• _GIVEN MATERIAL_:
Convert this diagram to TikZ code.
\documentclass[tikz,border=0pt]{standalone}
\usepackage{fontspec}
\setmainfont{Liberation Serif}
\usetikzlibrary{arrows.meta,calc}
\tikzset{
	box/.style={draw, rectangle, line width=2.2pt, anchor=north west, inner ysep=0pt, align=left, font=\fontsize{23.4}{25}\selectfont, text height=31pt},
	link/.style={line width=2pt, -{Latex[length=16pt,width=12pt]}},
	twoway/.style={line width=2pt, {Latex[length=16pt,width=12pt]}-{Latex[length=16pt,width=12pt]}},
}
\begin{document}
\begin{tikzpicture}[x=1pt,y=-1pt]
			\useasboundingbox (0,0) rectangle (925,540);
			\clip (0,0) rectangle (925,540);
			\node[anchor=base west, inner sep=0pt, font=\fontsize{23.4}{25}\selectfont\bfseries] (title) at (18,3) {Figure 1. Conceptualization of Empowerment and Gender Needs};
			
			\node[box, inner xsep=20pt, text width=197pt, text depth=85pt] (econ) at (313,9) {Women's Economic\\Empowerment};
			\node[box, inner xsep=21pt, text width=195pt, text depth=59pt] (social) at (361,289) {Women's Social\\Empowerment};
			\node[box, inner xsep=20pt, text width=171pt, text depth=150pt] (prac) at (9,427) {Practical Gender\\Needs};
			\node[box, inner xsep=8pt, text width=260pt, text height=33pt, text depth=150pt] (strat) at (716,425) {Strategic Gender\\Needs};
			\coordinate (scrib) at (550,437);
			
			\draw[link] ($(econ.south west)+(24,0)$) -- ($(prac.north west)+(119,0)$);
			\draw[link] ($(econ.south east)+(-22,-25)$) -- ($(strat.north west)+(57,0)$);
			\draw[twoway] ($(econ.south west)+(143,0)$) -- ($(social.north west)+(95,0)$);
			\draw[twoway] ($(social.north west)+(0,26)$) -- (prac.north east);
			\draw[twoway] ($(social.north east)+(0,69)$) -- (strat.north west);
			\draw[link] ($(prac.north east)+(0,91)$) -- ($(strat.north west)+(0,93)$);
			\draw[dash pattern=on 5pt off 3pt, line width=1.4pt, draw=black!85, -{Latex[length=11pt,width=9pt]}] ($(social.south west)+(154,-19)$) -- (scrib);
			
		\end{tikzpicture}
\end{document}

• _JOB_:
In the listing above, reproduce the first line and each one after it through the line that contains "(title) at (18,3)".

• _SOLUTION FOR THIS EXERCISE_:
Convert this diagram to TikZ code.
\documentclass[tikz,border=0pt]{standalone}
\usepackage{fontspec}
\setmainfont{Liberation Serif}
\usetikzlibrary{arrows.meta,calc}
\tikzset{
	box/.style={draw, rectangle, line width=2.2pt, anchor=north west, inner ysep=0pt, align=left, font=\fontsize{23.4}{25}\selectfont, text height=31pt},
	link/.style={line width=2pt, -{Latex[length=16pt,width=12pt]}},
	twoway/.style={line width=2pt, {Latex[length=16pt,width=12pt]}-{Latex[length=16pt,width=12pt]}},
}
\begin{document}
\begin{tikzpicture}[x=1pt,y=-1pt]
			\useasboundingbox (0,0) rectangle (925,540);
			\clip (0,0) rectangle (925,540);
			\node[anchor=base west, inner sep=0pt, font=\fontsize{23.4}{25}\selectfont\bfseries] (title) at (18,3) {Figure 1. Conceptualization of Empowerment and Gender Needs};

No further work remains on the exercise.